Capita commits to 'significantly heavy lifting'

Capita’s new PCSE managing director, Simon England, apologises for service issues to NOC conference attendees

11 Nov 2016 by Olivia Wannan

Capita and NHS England leaders spoke of their resolve to bring Primary Care Support England (PCSE) services up to the standard that the profession deserves, to a passionate audience at the National Optical Conference (NOC, 10–11 November, Hilton Birmingham Metropole).

The newly appointed managing director of Capita’s PCSE services, Simon England, and NHS England managing director, Jill Matthews, both apologised for the impact the problems are having on the profession.

Mr England explained that: “The current service being provided is not what you deserved and should expect.”

He added: “It is very clear that the service has fallen way below your expectations and also the expectations of Capita. We apologise for that and we are on the journey to sorting that out. That is my job.”

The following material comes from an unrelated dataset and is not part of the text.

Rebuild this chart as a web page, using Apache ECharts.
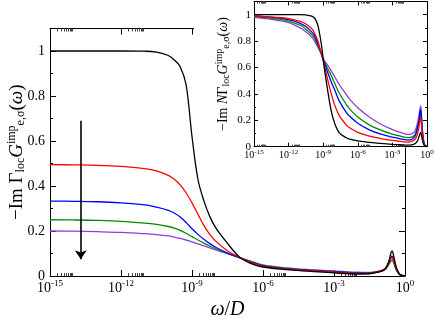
<!doctype html>
<html>
<head>
<meta charset="utf-8">
<title>Im G imp</title>
<script src="https://cdn.jsdelivr.net/npm/echarts@6/dist/echarts.min.js"></script>
<style>
  html, body { margin: 0; padding: 0; background: #fff; }
  #chart { width: 436px; height: 320px; }
</style>
</head>
<body>
<div id="chart"></div>
<script>
// ---- main panel: x is log10(omega/D) ----
var mainLogW = [-15, -14, -13, -12, -11, -10.5, -10, -9.75, -9.5, -9.25, -9, -8.75, -8.5, -8.25, -8,
  -7.5, -7, -6.5, -6, -5, -4, -3, -2, -1.5, -1.1, -0.85, -0.7, -0.6, -0.55, -0.5, -0.42, -0.32, -0.2, 0];
var mainBlack = [1, 1, 1, 1, 0.999, 0.995, 0.98, 0.96, 0.93, 0.85, 0.62, 0.43, 0.335, 0.265, 0.215,
  0.145, 0.085, 0.055, 0.04, 0.028, 0.021, 0.014, 0.009, 0.01, 0.018, 0.03, 0.06, 0.1, 0.112, 0.1, 0.06, 0.025, 0.006, 0];
var mainRed = [0.495, 0.494, 0.492, 0.487, 0.477, 0.467, 0.447, 0.43, 0.405, 0.37, 0.325, 0.275, 0.225, 0.185, 0.155,
  0.112, 0.083, 0.059, 0.043, 0.031, 0.024, 0.017, 0.012, 0.012, 0.02, 0.03, 0.055, 0.078, 0.082, 0.074, 0.045, 0.02, 0.005, 0];
var mainBlue = [0.333, 0.332, 0.33, 0.325, 0.316, 0.306, 0.292, 0.28, 0.262, 0.238, 0.21, 0.185, 0.163, 0.144, 0.128,
  0.102, 0.082, 0.062, 0.045, 0.032, 0.025, 0.019, 0.014, 0.013, 0.02, 0.03, 0.055, 0.08, 0.088, 0.078, 0.047, 0.02, 0.005, 0];
var mainGreen = [0.25, 0.249, 0.247, 0.243, 0.235, 0.229, 0.22, 0.213, 0.203, 0.19, 0.175, 0.16, 0.146, 0.133, 0.121,
  0.1, 0.082, 0.064, 0.047, 0.034, 0.026, 0.02, 0.015, 0.014, 0.02, 0.028, 0.048, 0.065, 0.07, 0.064, 0.04, 0.018, 0.005, 0];
var mainPurple = [0.2, 0.199, 0.197, 0.194, 0.188, 0.184, 0.178, 0.173, 0.167, 0.16, 0.152, 0.143, 0.134, 0.125, 0.116,
  0.099, 0.082, 0.065, 0.049, 0.036, 0.028, 0.022, 0.017, 0.016, 0.022, 0.032, 0.058, 0.082, 0.088, 0.08, 0.05, 0.022, 0.006, 0];

// ---- inset: normalised curves ----
var insetLogW = [-15, -14, -13, -12, -11, -10.5, -10, -9.75, -9.5, -9.3, -9.1, -9, -8.88, -8.6, -8.3, -8, -7.6, -7,
  -6.7, -6, -5, -4, -3, -2.4, -1.6, -1.1, -0.85, -0.7, -0.6, -0.55, -0.5, -0.42, -0.32, -0.2, 0];
var insetBlack = [1, 1, 1, 1, 1, 0.998, 0.99, 0.975, 0.93, 0.85, 0.74, 0.66, 0.58, 0.42, 0.27, 0.175, 0.105, 0.068,
  0.058, 0.044, 0.032, 0.025, 0.018, 0.015, 0.012, 0.02, 0.04, 0.075, 0.1, 0.108, 0.095, 0.06, 0.025, 0.006, 0];
var insetRed = [0.99, 0.986, 0.98, 0.97, 0.95, 0.93, 0.895, 0.86, 0.81, 0.75, 0.69, 0.66, 0.61, 0.505, 0.4, 0.315, 0.235, 0.165,
  0.143, 0.108, 0.08, 0.062, 0.048, 0.042, 0.035, 0.05, 0.09, 0.15, 0.21, 0.22, 0.19, 0.11, 0.045, 0.01, 0];
var insetBlue = [0.99, 0.984, 0.976, 0.963, 0.935, 0.91, 0.87, 0.84, 0.79, 0.745, 0.69, 0.66, 0.63, 0.56, 0.49, 0.43, 0.345, 0.26,
  0.23, 0.178, 0.128, 0.095, 0.072, 0.062, 0.05, 0.07, 0.13, 0.2, 0.265, 0.28, 0.24, 0.14, 0.055, 0.012, 0];
var insetGreen = [0.985, 0.978, 0.968, 0.952, 0.92, 0.89, 0.85, 0.82, 0.775, 0.735, 0.69, 0.66, 0.64, 0.59, 0.54, 0.48, 0.405, 0.32,
  0.285, 0.225, 0.165, 0.125, 0.095, 0.082, 0.068, 0.085, 0.14, 0.195, 0.24, 0.25, 0.22, 0.13, 0.05, 0.012, 0];
var insetPurple = [0.98, 0.97, 0.958, 0.94, 0.9, 0.87, 0.83, 0.8, 0.76, 0.725, 0.685, 0.665, 0.65, 0.615, 0.575, 0.53, 0.47, 0.395,
  0.36, 0.295, 0.225, 0.17, 0.13, 0.11, 0.092, 0.11, 0.17, 0.235, 0.295, 0.31, 0.27, 0.16, 0.065, 0.014, 0];

// tick labels
var xMajor = [-15, -12, -9, -6, -3, 0];
var yMajor = [0, 0.2, 0.4, 0.6, 0.8, 1];
var yMinor = [0.1, 0.3, 0.5, 0.7, 0.9];

// annotation arrows [log10 w, value]
var mainArrow = [[-13.7, 0.69], [-13.7, 0.075]];
var insetArrow = [[-8.78, 0.142], [-4.88, 0.3]];

var colors = ['#8f3fd6', '#008b00', '#0000ff', '#ff0000', '#000000'];
var serif = 'Liberation Serif';

// minor log ticks: 2..9 after each labelled decade
var xMinor = [];
xMajor.slice(0, -1).forEach(function (m) {
  for (var k = 2; k <= 9; k++) xMinor.push(m + Math.log10(k));
});

function pts(xs, ys) {
  return xs.map(function (e, i) { return [Math.pow(10, e), ys[i]]; });
}

var blank = { show: false };

function xAxes(gi, pos, len, minLen, label) {
  var base = { type: 'value', gridIndex: gi, position: pos, min: -15, max: 0, z: gi ? 20 : 0,
    splitLine: blank };
  var major = Object.assign({}, base, {
    axisLine: { show: true, onZero: false, lineStyle: { color: '#000', width: 1 } },
    axisTick: { show: true, inside: true, length: len, customValues: xMajor, lineStyle: { color: '#000' } },
    axisLabel: label ? label : { show: false }
  });
  var minor = Object.assign({}, base, {
    axisLine: { show: false, onZero: false },
    axisTick: { show: true, inside: true, length: minLen, customValues: xMinor, lineStyle: { color: '#444' } },
    axisLabel: { show: false }
  });
  return [major, minor];
}

function yAxes(gi, pos, len, minLen, label) {
  var base = { type: 'value', gridIndex: gi, position: pos, min: 0, max: 1.1, z: gi ? 20 : 0,
    splitLine: blank };
  var major = Object.assign({}, base, {
    axisLine: { show: true, onZero: false, lineStyle: { color: '#000', width: 1 } },
    axisTick: { show: true, inside: true, length: len, customValues: yMajor, lineStyle: { color: '#000' } },
    axisLabel: label ? label : { show: false }
  });
  var minor = Object.assign({}, base, {
    axisLine: { show: false, onZero: false },
    axisTick: { show: true, inside: true, length: minLen, customValues: yMinor, lineStyle: { color: '#000' } },
    axisLabel: { show: false }
  });
  return [major, minor];
}

function expLabel(size, supSize, margin) {
  return {
    show: true, margin: margin, customValues: xMajor, color: '#000', fontFamily: serif, fontSize: size,
    formatter: function (v) { return '10{s|' + v + '}'; },
    rich: { s: { fontFamily: serif, fontSize: supSize, color: '#000', padding: [0, 0, supSize, 0] } }
  };
}

function numLabel(size, margin) {
  return { show: true, margin: margin, customValues: yMajor, color: '#000', fontFamily: serif, fontSize: size };
}

var mainX = [{ type: 'log', gridIndex: 0, min: 1e-15, max: 1, show: false }]
  .concat(xAxes(0, 'bottom', 6, 3, expLabel(14, 9, 3)), xAxes(0, 'top', 6, 3, null));
var insetX = [{ type: 'log', gridIndex: 1, min: 1e-15, max: 1, show: false }]
  .concat(xAxes(1, 'bottom', 4, 2, expLabel(10, 7, 2)), xAxes(1, 'top', 4, 2, null));
var mainY = yAxes(0, 'left', 6, 3, numLabel(14, 5)).concat(yAxes(0, 'right', 6, 3, null));
var insetY = yAxes(1, 'left', 4, 2, numLabel(11, 3)).concat(yAxes(1, 'right', 4, 2, null));

// axis titles
mainX[1].name = '{it|ω}/{it|D}';
mainX[1].nameLocation = 'middle';
mainX[1].nameGap = 17;
mainX[1].nameTextStyle = { fontFamily: serif, fontSize: 20, color: '#000',
  rich: { it: { fontFamily: serif, fontStyle: 'italic', fontSize: 20, color: '#000' } } };

function gName(size, sub, prefix) {
  return {
    text: '−Im ' + prefix + 'Γ{sub|loc}{it|G}{sup|imp}{sub|e,σ}({it|ω})',
    style: { fontFamily: serif, fontSize: size, color: '#000',
      rich: {
        it: { fontFamily: serif, fontStyle: 'italic', fontSize: size, color: '#000' },
        sub: { fontFamily: serif, fontSize: sub, color: '#000', padding: [Math.round(sub * 0.7), 0, 0, 0] },
        sup: { fontFamily: serif, fontSize: sub, color: '#000', padding: [0, 0, Math.round(sub * 0.8), 0] }
      } }
  };
}
var mn = gName(19, 12, '');
mainY[0].name = mn.text;
mainY[0].nameLocation = 'middle';
mainY[0].nameGap = 22;
mainY[0].nameMoveOverlap = false;
mainY[0].nameTextStyle = mn.style;
var inn = gName(14, 10, '{it|N}');
insetY[0].name = inn.text;
insetY[0].nameLocation = 'middle';
insetY[0].nameGap = 22;
insetY[0].nameTextStyle = inn.style;

// axis index bookkeeping: mainX 0..4, insetX 5..9, mainY 0..3, insetY 4..7
function makeSeries(xs, list, xi, yi, z, width) {
  return list.map(function (ys, i) {
    return {
      type: 'line', xAxisIndex: xi, yAxisIndex: yi, z: z,
      data: pts(xs, ys), showSymbol: false, symbol: 'none', smooth: 0.35,
      lineStyle: { color: colors[i], width: width }, itemStyle: { color: colors[i] },
      silent: true, animation: false
    };
  });
}

var series = makeSeries(mainLogW, [mainPurple, mainGreen, mainBlue, mainRed, mainBlack], 0, 0, 2, 1.3)
  .concat(makeSeries(insetLogW, [insetPurple, insetGreen, insetBlue, insetRed, insetBlack], 5, 4, 20, 1.3));

function arrowLine(a, size) {
  return {
    silent: true, animation: false, symbol: ['none', 'arrow'], symbolSize: size,
    label: { show: false },
    lineStyle: { color: '#000', width: 1.6, type: 'solid' },
    data: [[{ coord: [Math.pow(10, a[0][0]), a[0][1]] }, { coord: [Math.pow(10, a[1][0]), a[1][1]] }]]
  };
}
series[4].markLine = arrowLine(mainArrow, 9);
series[9].markLine = arrowLine(insetArrow, 9);

var chart = echarts.init(document.getElementById('chart'), null, { renderer: 'canvas' });
chart.setOption({
  animation: false,
  backgroundColor: '#fff',
  grid: [
    { left: 50, top: 28.5, width: 355, height: 247.5, outerBoundsMode: 'none' },
    { left: 254, top: 1.5, width: 173, height: 145.2, outerBoundsMode: 'none' }
  ],
  xAxis: mainX.concat(insetX),
  yAxis: mainY.concat(insetY),
  graphic: { elements: [{
    type: 'polygon', z: 10, silent: true,
    shape: { points: [[194, 0], [436, 0], [436, 147.5], [204, 147.5], [204, 118], [194, 118]] },
    style: { fill: '#fff' }
  }] },
  series: series
});
</script>
</body>
</html>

When asked how NHS England reconciled the “long and rigorous” procurement process against the current service delivery issues, Ms Matthews told the audience that: “The subtle local variations that support local contractors weren’t fully understood, and these subtle differences were lost [in the transfer of work from NHS England to Capita]. This had a massive impact.”

She explained that the expertise of staff was also lost as the old service offices closed, and the procedures in place to retain this expertise did not work effectively.

“We are trying, where we can, to bring this expertise back,” she outlined.

Mr England outlined that, in response to the problems, Capita was in the process of hiring more staff and boosting training. He is also planning to introduce new leaders across the team and improve the resources and expertise of Capita staff who answer enquiries.

A triage system is in place to ensure the most urgent complaints are escalated, and Capita’s supplies management processes are being strengthened, he highlighted.

He told the audience that providing clearer reconciliation information was also high on his agenda.

Mr England estimated that by mid-December the backlog of Performers List applications from optometrists who qualified in July and September would be resolved.

A member of the audience described the waiting times as “an absolute disgrace,” to which Mr England replied: “Clearing the backlog is our absolute number one priority in this area.”

He emphasised Capita’s plans to put consistent processes in place to ensure future peaks of Performers List applications could be smoothly dealt with in the standard 12-week timeframe.

Mr England highlighted that: “I am getting the support, services and commitment from Capita for what I need to do this job. It will take some time but the commitment is undoubted.”

He added: “My commitment to you is that I will stay close to you and what is important to you.”

Ms Matthews also affirmed to the audience that: “NHS England still believes that the long-term vision is the right one, but it’s fair to say that the service on its journey to nirvana has experienced some significant difficulties.”

A member of the NOC audience asked about the priority level for resolving the Local Optical Committee levy payment issues, as these are leaving many committees in “financial difficulties.”

Local Optical Committee Support Unit clinical director, Katrina Venerus, said that while this problem was lower on the priority list, that: “It is in my best interest and in the interests of all of you for us to look at this.”

Mr England asked delegates for their help and understanding in the coming months.

“It is going to be tough. Some things will happen quite quickly…and some things will take some time. There’s some pretty significant heavy lifting to be done,” he emphasised.